Plotting code records:
——————————
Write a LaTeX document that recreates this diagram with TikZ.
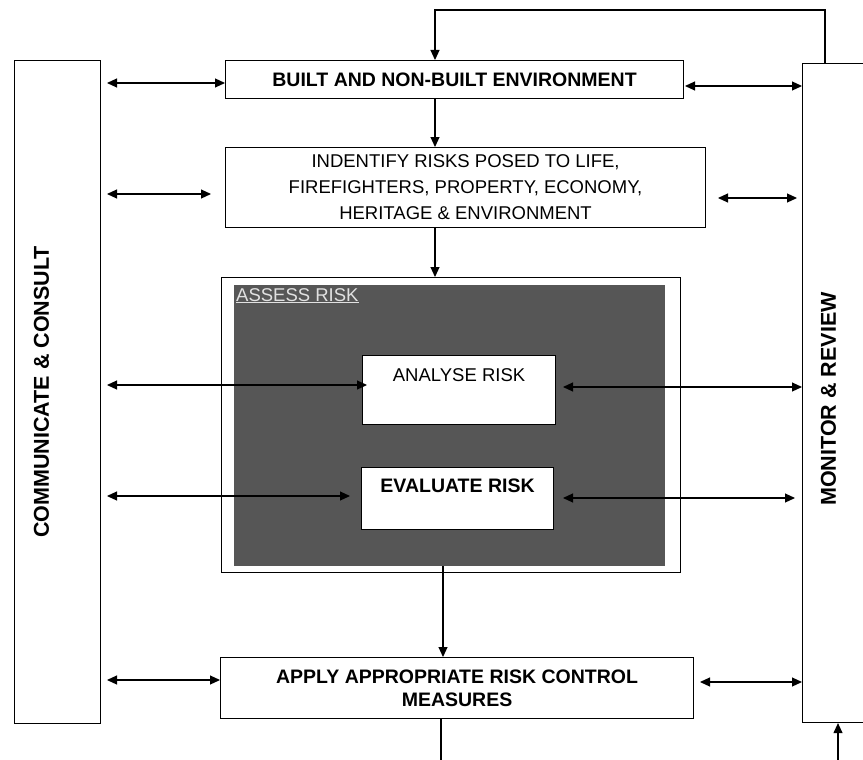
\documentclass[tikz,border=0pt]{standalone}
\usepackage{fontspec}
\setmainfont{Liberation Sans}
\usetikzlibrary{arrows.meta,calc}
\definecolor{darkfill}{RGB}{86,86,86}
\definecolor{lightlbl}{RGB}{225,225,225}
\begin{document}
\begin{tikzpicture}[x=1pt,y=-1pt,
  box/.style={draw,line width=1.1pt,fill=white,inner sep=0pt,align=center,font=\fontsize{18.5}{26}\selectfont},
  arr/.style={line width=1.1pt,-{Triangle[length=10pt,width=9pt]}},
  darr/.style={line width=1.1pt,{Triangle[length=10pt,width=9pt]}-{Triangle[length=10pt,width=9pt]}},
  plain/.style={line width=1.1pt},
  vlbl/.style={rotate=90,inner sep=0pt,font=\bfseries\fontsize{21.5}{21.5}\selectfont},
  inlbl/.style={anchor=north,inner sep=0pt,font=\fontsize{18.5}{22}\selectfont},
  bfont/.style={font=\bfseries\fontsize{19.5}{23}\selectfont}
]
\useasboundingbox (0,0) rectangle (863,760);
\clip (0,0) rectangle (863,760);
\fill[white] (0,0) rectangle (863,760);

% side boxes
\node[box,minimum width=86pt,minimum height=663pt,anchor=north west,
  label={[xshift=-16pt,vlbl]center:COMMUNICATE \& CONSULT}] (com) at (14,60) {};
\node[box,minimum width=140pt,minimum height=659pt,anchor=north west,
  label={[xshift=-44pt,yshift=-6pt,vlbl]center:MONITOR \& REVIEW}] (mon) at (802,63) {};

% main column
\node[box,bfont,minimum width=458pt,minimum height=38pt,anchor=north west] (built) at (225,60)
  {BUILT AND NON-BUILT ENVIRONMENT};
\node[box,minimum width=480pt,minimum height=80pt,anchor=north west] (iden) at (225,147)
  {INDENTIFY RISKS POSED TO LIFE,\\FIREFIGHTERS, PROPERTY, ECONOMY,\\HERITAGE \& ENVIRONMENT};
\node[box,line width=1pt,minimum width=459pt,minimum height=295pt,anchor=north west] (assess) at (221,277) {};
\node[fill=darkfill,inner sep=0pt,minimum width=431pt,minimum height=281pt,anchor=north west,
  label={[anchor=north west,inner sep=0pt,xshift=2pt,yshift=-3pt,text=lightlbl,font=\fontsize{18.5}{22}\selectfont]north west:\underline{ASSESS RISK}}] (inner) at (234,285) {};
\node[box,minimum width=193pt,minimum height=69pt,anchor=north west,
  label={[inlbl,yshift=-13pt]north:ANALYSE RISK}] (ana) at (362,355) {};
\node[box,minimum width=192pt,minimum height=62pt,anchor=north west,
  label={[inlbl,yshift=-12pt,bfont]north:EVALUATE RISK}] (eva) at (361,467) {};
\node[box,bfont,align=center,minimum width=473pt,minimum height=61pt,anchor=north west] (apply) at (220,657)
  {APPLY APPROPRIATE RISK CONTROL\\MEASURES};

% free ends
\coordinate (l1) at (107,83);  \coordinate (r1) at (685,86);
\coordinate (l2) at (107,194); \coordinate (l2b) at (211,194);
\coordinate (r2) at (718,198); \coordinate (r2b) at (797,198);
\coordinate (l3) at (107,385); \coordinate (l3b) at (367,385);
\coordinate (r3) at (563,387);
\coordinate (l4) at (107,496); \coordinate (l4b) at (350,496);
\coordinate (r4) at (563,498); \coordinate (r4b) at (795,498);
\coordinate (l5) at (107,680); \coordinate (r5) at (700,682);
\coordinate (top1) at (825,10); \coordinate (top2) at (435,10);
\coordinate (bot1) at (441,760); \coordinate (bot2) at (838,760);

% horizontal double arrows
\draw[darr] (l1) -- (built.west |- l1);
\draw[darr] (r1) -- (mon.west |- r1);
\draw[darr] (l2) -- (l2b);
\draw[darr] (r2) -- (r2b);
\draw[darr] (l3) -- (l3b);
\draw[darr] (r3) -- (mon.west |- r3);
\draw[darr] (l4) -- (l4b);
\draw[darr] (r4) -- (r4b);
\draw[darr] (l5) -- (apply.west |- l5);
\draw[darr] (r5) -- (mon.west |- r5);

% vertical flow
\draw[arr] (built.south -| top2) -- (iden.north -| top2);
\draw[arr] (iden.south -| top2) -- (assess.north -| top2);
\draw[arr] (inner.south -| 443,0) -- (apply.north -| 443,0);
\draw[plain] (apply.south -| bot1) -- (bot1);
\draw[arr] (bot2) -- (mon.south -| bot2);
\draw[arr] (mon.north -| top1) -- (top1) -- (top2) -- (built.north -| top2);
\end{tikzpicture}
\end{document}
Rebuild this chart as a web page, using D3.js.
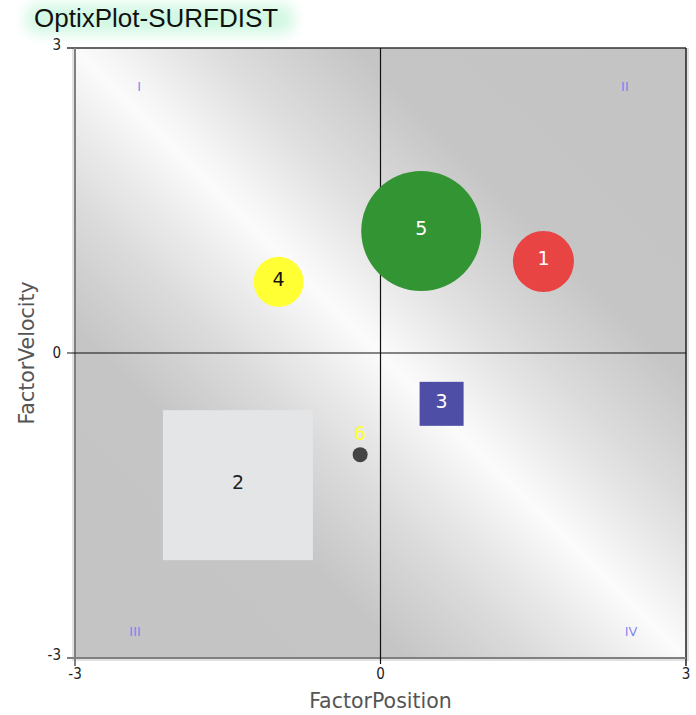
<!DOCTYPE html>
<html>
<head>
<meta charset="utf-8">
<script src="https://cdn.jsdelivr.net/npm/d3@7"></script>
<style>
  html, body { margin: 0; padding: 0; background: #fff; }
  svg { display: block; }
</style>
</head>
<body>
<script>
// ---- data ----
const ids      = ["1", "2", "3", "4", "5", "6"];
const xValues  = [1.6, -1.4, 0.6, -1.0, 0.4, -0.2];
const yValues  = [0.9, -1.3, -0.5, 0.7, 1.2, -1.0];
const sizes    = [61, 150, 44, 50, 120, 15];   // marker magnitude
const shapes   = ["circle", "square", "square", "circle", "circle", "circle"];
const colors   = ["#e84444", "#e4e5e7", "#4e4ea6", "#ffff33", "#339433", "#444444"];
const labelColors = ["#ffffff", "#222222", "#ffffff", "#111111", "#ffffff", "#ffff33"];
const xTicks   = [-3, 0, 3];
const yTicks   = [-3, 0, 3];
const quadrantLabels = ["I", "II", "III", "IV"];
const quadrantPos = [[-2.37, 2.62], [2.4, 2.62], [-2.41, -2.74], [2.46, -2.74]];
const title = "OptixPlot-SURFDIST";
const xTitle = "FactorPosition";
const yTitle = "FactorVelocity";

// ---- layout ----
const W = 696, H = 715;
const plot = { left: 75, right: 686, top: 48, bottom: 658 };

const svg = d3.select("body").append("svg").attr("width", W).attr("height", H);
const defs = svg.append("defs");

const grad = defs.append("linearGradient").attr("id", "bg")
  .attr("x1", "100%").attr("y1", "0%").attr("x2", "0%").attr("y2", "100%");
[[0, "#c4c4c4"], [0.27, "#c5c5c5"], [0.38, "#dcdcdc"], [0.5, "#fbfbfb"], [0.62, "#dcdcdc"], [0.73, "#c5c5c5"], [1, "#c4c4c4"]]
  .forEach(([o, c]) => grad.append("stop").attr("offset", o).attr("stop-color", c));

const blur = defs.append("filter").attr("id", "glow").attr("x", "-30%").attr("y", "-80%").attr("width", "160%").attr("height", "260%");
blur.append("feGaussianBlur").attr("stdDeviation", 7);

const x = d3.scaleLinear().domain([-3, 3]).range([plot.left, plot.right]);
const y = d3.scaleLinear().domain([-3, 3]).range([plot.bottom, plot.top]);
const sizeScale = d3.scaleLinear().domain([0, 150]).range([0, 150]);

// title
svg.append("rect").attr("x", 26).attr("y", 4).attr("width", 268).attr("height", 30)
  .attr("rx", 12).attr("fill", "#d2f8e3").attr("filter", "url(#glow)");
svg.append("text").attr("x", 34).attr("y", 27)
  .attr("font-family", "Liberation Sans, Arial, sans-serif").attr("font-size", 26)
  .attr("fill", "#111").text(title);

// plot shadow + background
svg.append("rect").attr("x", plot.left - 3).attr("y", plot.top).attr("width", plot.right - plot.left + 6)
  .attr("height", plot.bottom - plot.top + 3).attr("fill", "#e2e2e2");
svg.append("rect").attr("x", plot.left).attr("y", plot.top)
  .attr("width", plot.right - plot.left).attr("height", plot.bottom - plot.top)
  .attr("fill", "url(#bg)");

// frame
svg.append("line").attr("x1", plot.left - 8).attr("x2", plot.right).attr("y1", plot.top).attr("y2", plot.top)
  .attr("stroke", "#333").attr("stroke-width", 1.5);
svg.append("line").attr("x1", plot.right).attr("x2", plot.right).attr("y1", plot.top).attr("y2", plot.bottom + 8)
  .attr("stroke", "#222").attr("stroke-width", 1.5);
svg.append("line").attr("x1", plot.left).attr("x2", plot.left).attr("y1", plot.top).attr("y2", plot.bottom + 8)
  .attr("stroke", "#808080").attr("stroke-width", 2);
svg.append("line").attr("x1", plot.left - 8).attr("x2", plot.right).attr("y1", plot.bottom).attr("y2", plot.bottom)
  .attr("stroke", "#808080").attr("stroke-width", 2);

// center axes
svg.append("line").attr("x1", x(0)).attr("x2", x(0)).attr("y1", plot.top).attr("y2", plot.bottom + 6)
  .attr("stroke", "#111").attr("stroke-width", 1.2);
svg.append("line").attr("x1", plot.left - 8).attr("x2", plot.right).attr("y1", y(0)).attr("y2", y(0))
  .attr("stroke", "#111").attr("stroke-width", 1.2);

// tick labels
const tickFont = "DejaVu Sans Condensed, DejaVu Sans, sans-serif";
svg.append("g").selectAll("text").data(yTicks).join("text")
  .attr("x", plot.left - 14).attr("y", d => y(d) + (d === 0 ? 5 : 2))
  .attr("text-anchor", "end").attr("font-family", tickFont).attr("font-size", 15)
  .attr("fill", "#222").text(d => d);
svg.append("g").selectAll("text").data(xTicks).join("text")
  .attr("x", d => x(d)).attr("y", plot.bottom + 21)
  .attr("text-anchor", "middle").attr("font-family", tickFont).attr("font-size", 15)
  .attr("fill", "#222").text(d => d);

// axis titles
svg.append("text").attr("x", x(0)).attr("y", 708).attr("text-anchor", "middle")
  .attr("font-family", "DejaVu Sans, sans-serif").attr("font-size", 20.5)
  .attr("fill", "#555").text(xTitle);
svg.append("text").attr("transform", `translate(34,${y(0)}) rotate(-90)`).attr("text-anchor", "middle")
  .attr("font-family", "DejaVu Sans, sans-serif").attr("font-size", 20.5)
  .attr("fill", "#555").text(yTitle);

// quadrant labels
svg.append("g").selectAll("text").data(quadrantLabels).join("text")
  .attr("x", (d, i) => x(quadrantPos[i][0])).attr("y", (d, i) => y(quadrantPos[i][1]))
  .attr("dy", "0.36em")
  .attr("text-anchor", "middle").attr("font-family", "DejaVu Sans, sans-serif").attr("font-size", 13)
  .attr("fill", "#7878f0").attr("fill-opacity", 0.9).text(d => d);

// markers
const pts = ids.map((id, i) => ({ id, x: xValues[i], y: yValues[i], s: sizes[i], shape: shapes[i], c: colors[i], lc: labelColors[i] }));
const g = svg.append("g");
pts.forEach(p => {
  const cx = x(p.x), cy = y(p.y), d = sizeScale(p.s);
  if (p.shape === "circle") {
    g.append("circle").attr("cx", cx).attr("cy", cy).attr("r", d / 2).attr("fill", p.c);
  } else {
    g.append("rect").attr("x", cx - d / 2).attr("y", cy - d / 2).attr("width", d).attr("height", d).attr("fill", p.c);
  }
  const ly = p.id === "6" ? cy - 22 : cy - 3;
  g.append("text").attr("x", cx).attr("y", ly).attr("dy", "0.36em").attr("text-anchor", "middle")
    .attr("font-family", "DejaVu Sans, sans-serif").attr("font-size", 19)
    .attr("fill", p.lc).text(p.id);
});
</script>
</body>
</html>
——————————
#### Aim:
Please transcribe, word for word, every line from the first line of the records above through the line containing "(mon) at (802,63)", and leave out any pictures.

#### Answer to the task:
Write a LaTeX document that recreates this diagram with TikZ.
\documentclass[tikz,border=0pt]{standalone}
\usepackage{fontspec}
\setmainfont{Liberation Sans}
\usetikzlibrary{arrows.meta,calc}
\definecolor{darkfill}{RGB}{86,86,86}
\definecolor{lightlbl}{RGB}{225,225,225}
\begin{document}
\begin{tikzpicture}[x=1pt,y=-1pt,
  box/.style={draw,line width=1.1pt,fill=white,inner sep=0pt,align=center,font=\fontsize{18.5}{26}\selectfont},
  arr/.style={line width=1.1pt,-{Triangle[length=10pt,width=9pt]}},
  darr/.style={line width=1.1pt,{Triangle[length=10pt,width=9pt]}-{Triangle[length=10pt,width=9pt]}},
  plain/.style={line width=1.1pt},
  vlbl/.style={rotate=90,inner sep=0pt,font=\bfseries\fontsize{21.5}{21.5}\selectfont},
  inlbl/.style={anchor=north,inner sep=0pt,font=\fontsize{18.5}{22}\selectfont},
  bfont/.style={font=\bfseries\fontsize{19.5}{23}\selectfont}
]
\useasboundingbox (0,0) rectangle (863,760);
\clip (0,0) rectangle (863,760);
\fill[white] (0,0) rectangle (863,760);

% side boxes
\node[box,minimum width=86pt,minimum height=663pt,anchor=north west,
  label={[xshift=-16pt,vlbl]center:COMMUNICATE \& CONSULT}] (com) at (14,60) {};
\node[box,minimum width=140pt,minimum height=659pt,anchor=north west,
  label={[xshift=-44pt,yshift=-6pt,vlbl]center:MONITOR \& REVIEW}] (mon) at (802,63) {};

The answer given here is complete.